Sunday, 9 December 2007

'The Charon Covenant' - Brenda Munday Gifford (PublishAmerica)


The lowly 'spell checker function' only does one thing but it does it really well. I don't really need to tell you do I? Yep, you guessed it! What it doesn't do though is pick up on words that sound the same but are spelt completely differently (and mean different things). At least that's what appears to have happened in 'The Charon Covenant'... I'm not going to go into too much detail here, suffice it to say that 'no' does not mean the same thing as 'know' and if someone dies then they have 'passed' away not 'past' away...
Now, I don't know what happened here but if the publisher doesn't make the effort to come up with a polished product then I'm not sure that I want to make the effort to read it. It's as simple as that (and I'm not even going to go into the way that 'scene changes' were not made clear at all and resulted in a lot of turning back the page). This was a large part of why I put the book down at about page 38. The story itself didn't seem to be moving very fast at all (meandering descriptions of things that didn't seem worth the time) and given that the book is only one hundred and seventy five pages long I thought this was a problem. Having said that though, I was interested enough to want to skip to the end and see if the heroine got her baby back (she did).
I can't tell you much about the story itself as I didn't get that far into it, there's a review on SQT's Book Blog if you fancy a look.
I'm not going to give this one a grade as I haven't finished it. The blurb sounded like a good idea, it's just a shame about the rest of it.

6 comments:

Tia Nevitt said...

I've taken some heat on my blog when I decided to stop covering pod and self-published books, and this is why. I don't think they'd want me covering their books anyway; I'd likely give a review just as harsh as this one.

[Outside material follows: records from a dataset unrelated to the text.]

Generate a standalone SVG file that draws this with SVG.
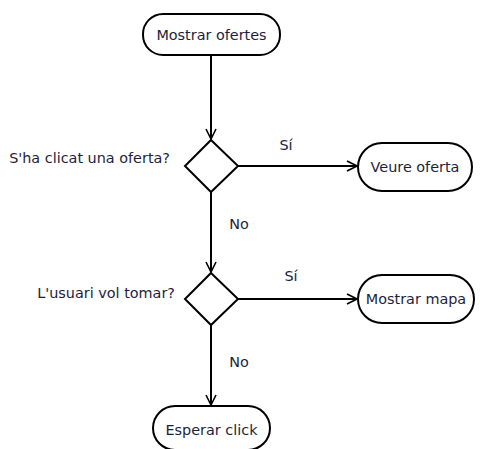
<svg xmlns="http://www.w3.org/2000/svg" width="480" height="449" viewBox="0 0 480 449">
  <style>
    .node { fill: #ffffff; stroke: #000000; stroke-width: 2; }
    .edge { fill: none; stroke: #000000; stroke-width: 2; }
    .lbl { font-family: "DejaVu Sans", "Liberation Sans", sans-serif; font-size: 14.4px; fill: #1e1e3c; }
    .mid { text-anchor: middle; dominant-baseline: central; }
  </style>
  <defs>
    <marker id="open" viewBox="0 0 12 12" refX="11" refY="6" markerWidth="12" markerHeight="12" markerUnits="userSpaceOnUse" orient="auto">
      <path d="M1,1 L11,6 L1,11" fill="none" stroke="#000" stroke-width="1.6"/>
    </marker>
  </defs>
  <rect width="480" height="449" fill="#ffffff"/>

  <g id="connectors">
    <line class="edge" x1="211" y1="55" x2="211" y2="139" marker-end="url(#open)"/>
    <line class="edge" x1="238" y1="166" x2="357" y2="166" marker-end="url(#open)"/>
    <line class="edge" x1="211" y1="192" x2="211" y2="272" marker-end="url(#open)"/>
    <line class="edge" x1="238" y1="299" x2="357" y2="299" marker-end="url(#open)"/>
    <line class="edge" x1="211" y1="325" x2="211" y2="405" marker-end="url(#open)"/>
    <text class="lbl mid" x="286" y="145">Sí</text>
    <text class="lbl mid" x="239" y="224">No</text>
    <text class="lbl mid" x="291" y="276">Sí</text>
    <text class="lbl mid" x="239" y="362">No</text>
  </g>

  <g id="mostrar-ofertes">
    <rect class="node" x="143" y="14" width="137" height="41" rx="20"/>
    <text class="lbl mid" x="211.5" y="35">Mostrar ofertes</text>
  </g>

  <g id="clicat-oferta">
    <polygon class="node" points="211,140 238,166 211,192 185,166"/>
    <text class="lbl" x="170" y="158" text-anchor="end" dominant-baseline="central">S'ha clicat una oferta?</text>
  </g>

  <g id="veure-oferta">
    <rect class="node" x="358" y="143" width="114" height="48" rx="24"/>
    <text class="lbl mid" x="415" y="167">Veure oferta</text>
  </g>

  <g id="vol-tornar">
    <polygon class="node" points="211,273 238,299 211,325 185,299"/>
    <text class="lbl" x="175" y="293" text-anchor="end" dominant-baseline="central">L'usuari vol tomar?</text>
  </g>

  <g id="mostrar-mapa">
    <rect class="node" x="358" y="275" width="116" height="48" rx="24"/>
    <text class="lbl mid" x="416" y="299">Mostrar mapa</text>
  </g>

  <g id="esperar-click">
    <rect class="node" x="153" y="406" width="117" height="44" rx="22"/>
    <text class="lbl mid" x="211.5" y="430">Esperar click</text>
  </g>
</svg>
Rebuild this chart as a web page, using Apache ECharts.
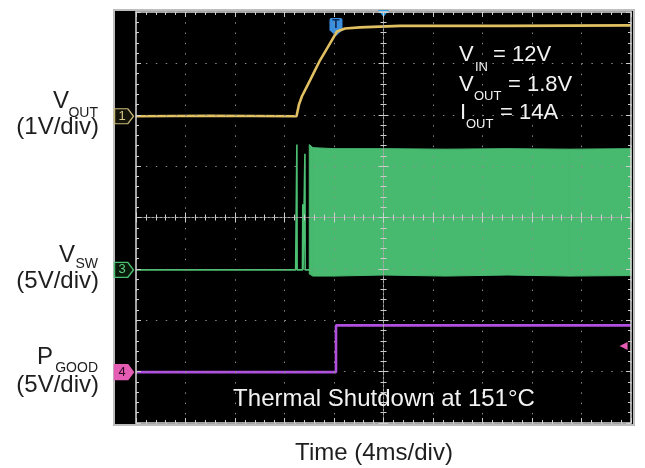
<!DOCTYPE html>
<html><head><meta charset="utf-8">
<script src="https://cdn.jsdelivr.net/npm/echarts@6/dist/echarts.min.js"></script>
<style>html,body{margin:0;padding:0;background:#fff}#c{width:645px;height:468px}</style>
</head><body><div id="c"></div>
<script>
// ---- data (time in ms, 4 ms/div over 10 div; voltages in V) ----
const xTicksMs = [0, 4, 8, 12, 16, 20, 24, 28, 32, 36, 40];
// Channel 1: VOUT, 1 V/div
const vOutTime = [0, 6, 12.97, 13.17, 13.41, 14.06, 14.87, 15.68, 16.24, 16.89, 18.1, 21.33, 30, 40];
const vOutVolt = [0, 0.01, 0, 0.23, 0.39, 0.70, 1.09, 1.42, 1.65, 1.71, 1.73, 1.76, 1.76, 1.77];
// Channel 3: VSW, 5 V/div (baseline with start-up spikes)
const swTime = [0, 12.9, 12.98, 13.0, 13.02, 13.05, 13.45, 13.48, 13.5, 13.53, 13.62, 13.65, 13.67, 13.7, 14.1];
const swVolt = [0, 0, 0, 12.2, 0, 0, 0, 6.4, 0, 0, 0, 11.3, 0, 0, 0];
// switching envelope once the converter runs
const bandTime = [14.0, 14.3, 16, 20, 25, 30, 35, 40];
const bandTop = [12.2, 11.9, 11.8, 11.8, 11.75, 11.8, 11.75, 11.8];
const bandBottom = [-0.4, -0.6, -0.6, -0.5, -0.6, -0.5, -0.6, -0.55];
// Channel 4: PGOOD, 5 V/div
const pgTime = [0, 16.16, 16.16, 40];
const pgVolt = [0, 0, 4.55, 4.55];
const trigTime = 16.16;
// channel positions (divisions from bottom) and scales (V/div)
const ch1 = {offset: 5.97, scale: 1};
const ch3 = {offset: 2.98, scale: 5};
const ch4 = {offset: 0.99, scale: 5};
const pgLevelDiv = 1.5;

const toDiv = (v, ch) => ch.offset + v / ch.scale;
const zip = (t, v, ch) => t.map((x, i) => [x, toDiv(v[i], ch)]);
const bandSegs = bandTime.slice(0, -1).map((t, i) => [
  t, toDiv(bandTop[i], ch3), toDiv(bandBottom[i], ch3),
  bandTime[i + 1], toDiv(bandTop[i + 1], ch3), toDiv(bandBottom[i + 1], ch3)
]);

const tickCol = '#cfcfcf';
function xAx(pos, offset, inside, line, extra) {
  return Object.assign({
    type: 'value', gridIndex: 0, position: pos, offset: offset, min: 0, max: 40, interval: 4, z: 10,
    axisLabel: {show: false},
    axisLine: {show: true, onZero: false, lineStyle: line},
    axisTick: {show: true, inside: inside, length: 5, lineStyle: {color: tickCol, width: 1}},
    minorTick: {show: true, splitNumber: 5, length: 3, lineStyle: {color: tickCol, width: 1}},
    splitLine: {show: false}
  }, extra || {});
}
function yAx(pos, offset, inside, line, extra) {
  return Object.assign({
    type: 'value', gridIndex: 0, position: pos, offset: offset, min: 0, max: 8, interval: 1, z: 10,
    axisLabel: {show: false},
    axisLine: {show: true, onZero: false, lineStyle: line},
    axisTick: {show: true, inside: inside, length: 5, lineStyle: {color: tickCol, width: 1}},
    minorTick: {show: true, splitNumber: 5, length: 3, lineStyle: {color: tickCol, width: 1}},
    splitLine: {show: false}
  }, extra || {});
}
const edgeLine = {color: '#d8d8d8', width: 1.5};
const centerLine = {color: '#a8a8a8', width: 1, type: [2, 2]};

const markerPath = 'path://M0,0 L14,0 L20,7 L14,14 L0,14 Z';
function chMarker(label, y, fill, stroke, textCol) {
  return {
    coord: [0, y], symbol: markerPath, symbolSize: [19, 15], symbolOffset: [-12, 0],
    itemStyle: {color: fill, borderColor: stroke, borderWidth: 1.3},
    label: {show: true, position: 'inside', formatter: label, color: textCol, fontSize: 13,
      fontFamily: 'Liberation Sans', offset: [-2, 0]}
  };
}

const textCol = '#1e1e1e';
const font24 = '24px "Liberation Sans", Arial, sans-serif';
const font14 = '14px "Liberation Sans", Arial, sans-serif';
const font22 = '22px "Liberation Sans", Arial, sans-serif';
const font13 = '13px "Liberation Sans", Arial, sans-serif';
function txt(text, x, y, font, color, align) {
  return {type: 'text', z: 50, style: {text: text, x: x, y: y, font: font, fill: color,
    align: align, textAlign: align, verticalAlign: 'middle', textVerticalAlign: 'middle'}};
}

const chart = echarts.init(document.getElementById('c'), null, {renderer: 'canvas'});
chart.setOption({
  animation: false,
  backgroundColor: '#ffffff',
  grid: [{left: 136, top: 12, width: 495, height: 411, show: false}],
  xAxis: [
    xAx('bottom', 0, true, edgeLine, {splitLine: {show: true, lineStyle: {color: '#8a8a8a', width: 1, type: [1.5, 8.78]}}}),
    xAx('top', 0, true, edgeLine),
    xAx('bottom', -205.5, true, centerLine),
    xAx('bottom', -205.5, false, centerLine)
  ],
  yAxis: [
    yAx('left', 0, true, edgeLine, {splitLine: {show: true, lineStyle: {color: '#8a8a8a', width: 1, type: [1.5, 8.4]}}}),
    yAx('right', 0, true, edgeLine),
    yAx('left', -247.5, true, centerLine),
    yAx('left', -247.5, false, centerLine)
  ],
  graphic: [
    {type: 'rect', z: -100, shape: {x: 114, y: 10, width: 520, height: 415},
      style: {fill: '#000000', stroke: '#bdbdbd', lineWidth: 2}},
    txt('V', 69, 101, font24, textCol, 'right'),
    txt('OUT', 98, 113, font14, textCol, 'right'),
    txt('(1V/div)', 99, 127, font24, textCol, 'right'),
    txt('V', 75, 255, font24, textCol, 'right'),
    txt('SW', 98, 264, font14, textCol, 'right'),
    txt('(5V/div)', 99, 281, font24, textCol, 'right'),
    txt('P', 53, 357, font24, textCol, 'right'),
    txt('GOOD', 98, 368, font14, textCol, 'right'),
    txt('(5V/div)', 99, 385, font24, textCol, 'right'),
    txt('Time (4ms/div)', 374, 453, font24, textCol, 'center'),
    txt('Thermal Shutdown at 151°C', 384, 399, font24, '#f2f2f2', 'center'),
    txt('V', 459, 55, font22, '#f2f2f2', 'left'),
    txt('IN', 475, 67, font13, '#f2f2f2', 'left'),
    txt('= 12V', 493, 55, font22, '#f2f2f2', 'left'),
    txt('V', 459, 85, font22, '#f2f2f2', 'left'),
    txt('OUT', 474, 96, font13, '#f2f2f2', 'left'),
    txt('= 1.8V', 508, 85, font22, '#f2f2f2', 'left'),
    txt('I', 460, 113, font22, '#f2f2f2', 'left'),
    txt('OUT', 466, 124, font13, '#f2f2f2', 'left'),
    txt('= 14A', 500, 113, font22, '#f2f2f2', 'left')
  ],
  series: [
    {
      name: 'VSW band', type: 'custom', xAxisIndex: 0, yAxisIndex: 0, data: bandSegs, z: 3, silent: true,
      encode: {x: [0, 3], y: [1, 2, 4, 5]},
      renderItem: function (params, api) {
        const a = api.coord([api.value(0), api.value(1)]);
        const b = api.coord([api.value(3), api.value(4)]);
        const c = api.coord([api.value(3), api.value(5)]);
        const d = api.coord([api.value(0), api.value(2)]);
        return {type: 'polygon', shape: {points: [a, b, c, d]},
          style: {fill: '#48ba6f', stroke: '#48ba6f', lineWidth: 1}};
      }
    },
    {
      name: 'VSW', type: 'line', xAxisIndex: 0, yAxisIndex: 0, showSymbol: false, clip: false,
      data: zip(swTime, swVolt, ch3), lineStyle: {color: '#4cc072', width: 1.6}, z: 4,
      markPoint: {silent: true, data: [chMarker('3', ch3.offset, '#0a1a0a', '#4cc072', '#5fd080')]}
    },
    {
      name: 'VOUT', type: 'line', xAxisIndex: 0, yAxisIndex: 0, showSymbol: false, clip: false,
      data: zip(vOutTime, vOutVolt, ch1), lineStyle: {color: '#e1c062', width: 2.6}, z: 5,
      markPoint: {silent: true, data: [
        chMarker('1', ch1.offset, '#141408', '#c9bb78', '#d6c888'),
        {coord: [trigTime, 8], symbol: 'path://M2,0 L12,0 Q14,0 14,2 L14,13 L7,19 L0,13 L0,2 Q0,0 2,0 Z',
          symbolSize: [13, 18], symbolOffset: [0, 15],
          itemStyle: {color: '#3b8fdc'},
          label: {show: true, position: 'inside', formatter: 'T', color: '#0b2a5a', fontSize: 12, fontWeight: 'bold', offset: [0, -2]}},
        {coord: [20, 8], symbol: 'triangle', symbolRotate: 180, symbolSize: [11, 7], symbolOffset: [0, 1.5],
          itemStyle: {color: '#2a9ee2'}, label: {show: false}}
      ]}
    },
    {
      name: 'PGOOD', type: 'line', xAxisIndex: 0, yAxisIndex: 0, showSymbol: false, clip: false,
      data: zip(pgTime, pgVolt, ch4), lineStyle: {color: '#b04fe0', width: 2.6}, z: 5,
      markPoint: {silent: true, data: [
        chMarker('4', ch4.offset, '#e45cb4', '#e45cb4', '#2a0a20'),
        {coord: [39.4, pgLevelDiv], symbol: 'triangle', symbolRotate: 90, symbolSize: [8, 8],
          itemStyle: {color: '#e45cb4'}, label: {show: false}}
      ]}
    }
  ]
});
</script></body></html>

I'm looking for authors who successfully broke into big publishing. If that makes me a pawn of the evil publishing biz, then so be it.

Thanks for a good example of a harsh review!

J.G. said...

I'm not at all surprised you thought the book was rubbish - it was published by Publish America, who have been proven to publish pretty much anything as long as the author can stump up the funds.

I've read several excerpts of self-published work on the internet and all of it was atrocious. Spelling errors abounded and the prose was stiff and awkward. In short, you can see why the authors opted to self-publish.

No doubt there are a few gems out there, but most self-published material is not worth the paper it's printed on.

Graeme Flory said...

The story itself wasn't great but it was the presentation that decided it for me. If the publisher wants to make money off a book then surely they'd make sure it was in the best condition it could be?
I try to give authors a fair go, no matter what route they go to get published, but I'm also starting to wonder whether I want to be reviewing pod/self published books...

kendall said...

Graeme, they're a vanity publisher; thus they make money off the author, not from selling books to actual readers. So, you shouldn't be surprised. ;-) You're not their target audience--the gullible authors they milk are.

Graeme Flory said...

I'm new to this side of the industry but that makes sense. If they've already made their money then why should they care?

SQT said...

Hmm, interesting. I didn't read the book or review it for my site but it's good to know that self published work tends to be on the less professional side (predictably). I did just agree to read/review another self published work so I'll see how that goes. If it turns out to be rubbish I won't accept any more.